In 1674 she was in the Straits of Gibraltar. From 1678 to 1679 she was under the command of Captain William Houlding as guardship at Portsmouth. In 1688 under Captain Henry Williams, she was with Dartmouth's Fleet in October. Captain John Granville took command in 1689. She was a participant in the Battle of Bantry Bay on 1 May 1689. September 1690 she had a change in commanders when Captain Edward Boys took command. She was in Blue Squadron, Van Division at the Battle of Barfleur between 19 and 22 May 1692. In 1693 Captain Charles Hawkins took command and sailed to the West Indies with Wheeler's Squadron. In 1694 Captain William Harman took command until he was killed in October 1694. In 1695 under Captain Edward Action she was in the East Indies during 1696/97. On her return she was sent to Woolwich for rebuilding in 1698.

===Rebuild at Woolwich Dockyard 1698===
She was ordered to be rebuilt on 24 May 1698 at Woolwich Dockyard under the guidance of Master Shipwright Fisher Harding.
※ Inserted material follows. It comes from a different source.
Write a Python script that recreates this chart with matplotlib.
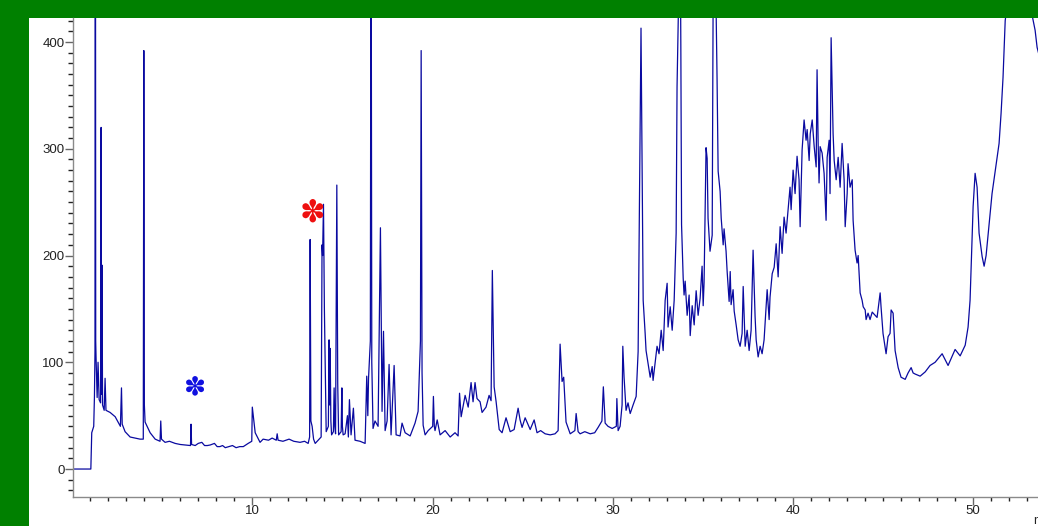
import matplotlib.pyplot as plt
from matplotlib.patches import Rectangle
from matplotlib.ticker import MultipleLocator
import numpy as np

# chromatogram trace, (time in min, signal)
early = [(0, 0), (1.04, 0), (1.09, 34), (1.2, 40), (1.24, 68), (1.27, 110), (1.29, 800),
         (1.31, 120), (1.33, 104), (1.39, 67), (1.44, 100), (1.5, 65), (1.58, 62),
         (1.61, 320), (1.63, 70), (1.66, 191), (1.69, 60), (1.78, 55), (1.83, 85),
         (1.88, 55), (2.11, 53), (2.39, 49), (2.68, 40), (2.74, 76), (2.78, 42),
         (2.94, 35), (3.22, 30), (3.5, 29), (3.77, 28), (3.95, 28), (3.98, 392), (4.01, 60),
         (4.05, 44), (4.33, 34), (4.61, 28), (4.88, 26), (4.92, 45), (4.96, 28),
         (5.16, 25), (5.4, 26), (5.72, 24), (6.0, 23), (6.27, 22.5), (6.57, 22), (6.6, 42),
         (6.63, 23), (6.83, 22), (7.0, 24), (7.2, 25), (7.35, 22), (7.5, 22), (7.66, 22.5),
         (7.9, 24), (8.05, 21), (8.2, 21), (8.35, 22), (8.5, 20), (8.7, 21), (8.9, 22),
         (9.1, 20), (9.3, 21), (9.5, 21), (9.77, 24), (9.97, 26), (10.0, 58),
         (10.16, 34), (10.43, 25)]

middle = [(10.6, 28), (10.9, 27), (11.1, 29), (11.33, 27), (11.38, 33), (11.43, 27),
          (11.7, 26), (12.04, 28), (12.3, 26), (12.65, 25), (12.9, 26),
          (13.1, 24), (13.18, 30), (13.21, 215), (13.25, 45), (13.32, 40), (13.4, 28),
          (13.49, 24), (13.82, 30), (13.87, 210), (13.9, 200), (13.95, 248), (14.0, 150),
          (14.1, 35), (14.22, 40), (14.26, 121), (14.29, 60), (14.32, 113), (14.36, 45),
          (14.4, 32), (14.5, 35), (14.54, 76), (14.58, 40), (14.62, 33), (14.69, 266),
          (14.74, 80), (14.79, 32), (14.93, 35), (14.97, 76), (15.0, 40), (15.04, 32),
          (15.15, 33), (15.28, 50), (15.33, 30), (15.39, 65), (15.48, 32), (15.61, 57),
          (15.7, 27), (15.98, 26), (16.26, 24), (16.35, 87), (16.41, 50), (16.45, 85),
          (16.55, 120), (16.59, 600), (16.63, 100), (16.7, 38), (16.81, 45), (16.98, 40),
          (17.11, 226), (17.2, 54), (17.28, 129), (17.37, 36), (17.48, 45), (17.59, 98),
          (17.7, 32), (17.87, 97), (17.98, 32), (18.2, 31), (18.31, 43), (18.48, 34),
          (18.76, 31), (19.03, 43), (19.2, 54), (19.33, 120), (19.37, 392), (19.42, 90),
          (19.48, 41), (19.59, 32), (19.76, 36), (20.01, 40), (20.05, 68), (20.1, 40),
          (20.14, 36), (20.26, 46), (20.42, 32)]

hump = [(20.7, 36), (20.98, 30), (21.25, 34), (21.42, 31), (21.5, 71), (21.59, 49),
        (21.81, 69), (21.98, 58), (22.14, 81), (22.25, 63), (22.36, 81), (22.47, 66),
        (22.64, 63), (22.75, 53), (22.97, 58), (23.14, 69), (23.25, 64), (23.32, 186),
        (23.42, 77), (23.53, 63), (23.7, 37), (23.86, 34), (24.08, 48), (24.31, 35),
        (24.53, 37), (24.75, 57), (24.86, 46), (24.97, 39), (25.14, 48), (25.42, 37),
        (25.64, 46), (25.8, 34), (26.0, 36), (26.25, 33), (26.53, 32), (26.8, 33), (26.97, 36),
        (27.08, 117), (27.19, 82), (27.28, 86), (27.41, 44), (27.64, 33), (27.9, 36),
        (27.97, 52), (28.08, 35), (28.19, 33), (28.45, 35), (28.75, 33), (29.0, 34),
        (29.19, 39), (29.4, 45), (29.48, 77), (29.58, 43), (29.74, 40), (29.97, 38),
        (30.2, 40), (30.23, 66), (30.3, 36), (30.41, 40), (30.52, 60), (30.56, 115),
        (30.63, 86), (30.74, 55), (30.85, 62), (30.97, 52), (31.13, 60), (31.3, 68),
        (31.41, 110), (31.57, 413)]

late = [(31.69, 158), (31.8, 127), (31.85, 111), (31.96, 99), (32.08, 86), (32.19, 96),
        (32.24, 83), (32.35, 99), (32.46, 115), (32.57, 108), (32.69, 130), (32.8, 111),
        (32.91, 158), (33.02, 174), (33.07, 133), (33.19, 152), (33.3, 130), (33.41, 158),
        (33.52, 221), (33.57, 358), (33.74, 520), (33.78, 397), (33.82, 229), (33.91, 179),
        (33.96, 163), (34.02, 176), (34.13, 144), (34.24, 163), (34.3, 125), (34.41, 153),
        (34.52, 135), (34.63, 167), (34.74, 144), (34.85, 160), (34.96, 190), (35.02, 153),
        (35.07, 175), (35.18, 301), (35.24, 291), (35.29, 235), (35.4, 204), (35.52, 219),
        (35.57, 430), (35.68, 500), (35.79, 366), (35.85, 279), (35.96, 260), (36.02, 235),
        (36.13, 210), (36.18, 225), (36.29, 204), (36.35, 185), (36.46, 157), (36.52, 185),
        (36.57, 154), (36.68, 168), (36.74, 148), (36.85, 135), (36.96, 121), (37.07, 115),
        (37.18, 127), (37.24, 171), (37.35, 115), (37.46, 130), (37.57, 111), (37.68, 130),
        (37.79, 205), (37.9, 143), (37.96, 121), (38.07, 105), (38.18, 115), (38.29, 108),
        (38.4, 121), (38.57, 168), (38.68, 140), (38.73, 161), (38.85, 183), (38.96, 189),
        (39.07, 211), (39.18, 180), (39.29, 227), (39.4, 202), (39.51, 236), (39.62, 221),
        (39.73, 243), (39.84, 264), (39.9, 243), (40.01, 280), (40.12, 258), (40.23, 293),
        (40.34, 271), (40.4, 227), (40.51, 299), (40.62, 327), (40.73, 308), (40.79, 318),
        (40.9, 289), (40.96, 314), (41.07, 327), (41.18, 302), (41.29, 283), (41.34, 374),
        (41.4, 305), (41.45, 268), (41.51, 302), (41.62, 296), (41.73, 277), (41.84, 233),
        (41.9, 292), (42.01, 308), (42.06, 258), (42.12, 404), (42.23, 314), (42.29, 289),
        (42.4, 271), (42.51, 292), (42.62, 264), (42.73, 305), (42.84, 271), (42.9, 227),
        (43.01, 258), (43.06, 286), (43.17, 264), (43.29, 271), (43.34, 233), (43.45, 205),
        (43.56, 193), (43.62, 200), (43.73, 165), (43.84, 158), (43.9, 152), (44.01, 149),
        (44.06, 140), (44.17, 146), (44.28, 140), (44.4, 147), (44.56, 144), (44.67, 142),
        (44.84, 165), (44.89, 152), (45.0, 127), (45.17, 108), (45.28, 124), (45.39, 127),
        (45.45, 149), (45.56, 146), (45.67, 111), (45.84, 95), (46.0, 86), (46.23, 84),
        (46.39, 90), (46.56, 95), (46.67, 90), (46.78, 89), (47.06, 87), (47.34, 91),
        (47.61, 97), (47.89, 100), (48.28, 108), (48.61, 97), (49.0, 112), (49.28, 106),
        (49.56, 116), (49.72, 133), (49.83, 158), (49.89, 189), (50.0, 246), (50.11, 277),
        (50.22, 264), (50.33, 221), (50.5, 199), (50.61, 190), (50.72, 200), (50.89, 230),
        (51.05, 258), (51.28, 286), (51.44, 305), (51.55, 333), (51.66, 367), (51.78, 420),
        (52.5, 520), (53.31, 422), (53.44, 411), (53.55, 395), (53.7, 385)]

# marked compounds
blue_mark = (6.83, 77)
red_mark = (13.36, 240)

trace = np.array(early + middle + hump + late)
t = trace[:, 0]
signal = trace[:, 1]

W, H = 1038, 526
fig = plt.figure(figsize=(W / 100, H / 100), dpi=100)
fig.patch.set_facecolor('#008000')
fig.add_artist(Rectangle((29 / W, 0), 1, (H - 18) / H, transform=fig.transFigure,
                         facecolor='white', edgecolor='none', zorder=-5))

ax = fig.add_axes([73 / W, (H - 497) / H, (W - 73) / W, (497 - 18) / H])
ax.set_facecolor('white')
ax.plot(t, signal, color='#0a0aa0', lw=0.9)

ax.set_xlim(0.05, 53.6)
ax.set_ylim(-26.2, 422.5)

ax.xaxis.set_major_locator(MultipleLocator(10))
ax.xaxis.set_minor_locator(MultipleLocator(1))
ax.yaxis.set_major_locator(MultipleLocator(100))
ax.yaxis.set_minor_locator(MultipleLocator(10))

for s in ['top', 'right']:
    ax.spines[s].set_visible(False)
for s in ['left', 'bottom']:
    ax.spines[s].set_color('#8a8a8a')
    ax.spines[s].set_linewidth(1.0)

ax.tick_params(axis='x', which='major', length=6, width=1, color='#666666', pad=0,
               labelcolor='#222222', labelsize=9.5)
ax.tick_params(axis='x', which='minor', length=3, width=1, color='#222222')
ax.tick_params(axis='y', which='major', length=6, width=1, color='#666666', pad=0,
               labelcolor='#222222', labelsize=9.5)
ax.tick_params(axis='y', which='minor', length=3.5, width=1, color='#222222')
for lab in ax.get_xticklabels() + ax.get_yticklabels():
    lab.set_family('Liberation Sans')

ax.text(blue_mark[0], blue_mark[1], '\u273d', color='#1010e0', fontsize=19,
        ha='center', va='center', family='DejaVu Sans')
ax.text(red_mark[0], red_mark[1], '\u273d', color='#ee1010', fontsize=22,
        ha='center', va='center', family='DejaVu Sans')

fig.text(1033 / W, 1.5 / H, 'min', ha='left', va='baseline', color='#222222',
         family='Liberation Sans', fontsize=9)

fig.savefig('out.png', dpi=100, facecolor=fig.get_facecolor())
She was launched in 1698. Her dimensions were gundeck 118 ft 0 in with 99 ft 3 in keel for tonnage with a breadth of 32 ft 4 in and a depth of hold of 12 ft 1 in. Her tonnage was 551 86/94 tons.

She was rated as a 50/44 gun Fourth Rate frigate in 1703. Her armament consisted of twenty/eighteen 12-pounder guns on the lower deck (LD), twenty/eighteen 6-pounder guns on the upper deck, six/four 6-pounder guns on the quarterdeck (QD) and two 6-pounder guns on the foc's'le (Fc). Her manning was 230/200/160 personnel.

===Service after Rebuild 1698===
She was commissioned in 1698 under the command of Robert Wynn. The ship was sent to New England to pick up Captain Kidd ye pirate and bring him to England in April 1700. In 1700 she was under Captain William Cadwell for service in New York until 1702. In 1703 Captain Salmon Morrice took command until 1705. She took an 18-gun vessel (renamed Advice Prize) on 20 May 1704. In August 1705 she was under Captain John Lowen until his court-martial on 27 December 1706, for service in Maryland. 1707 her new commander was Captain Peter Chamberland for service in Newfoundland. She then moved to the North Sea in 1708. In 1710 Captain Lowen was appointed again for further service in the North Sea. In 1711 her commander was Captain Kenneth Sutherland (Lord Duffus).

==Loss==
On 27 June 1711, while lying in Yarmouth Roads, Advice was attacked by five privateers flying French colours. The French ships lay off Advice's quarter, relieving each other as necessary, and caused a great deal of damage to the sails and rigging. Despite their resistance, Captain Lord Duffus was forced to surrender after two thirds of his crew had been killed or wounded, and he having taken a total of five musket balls to various parts of his body. The privateers took Advice back to Dunkirk.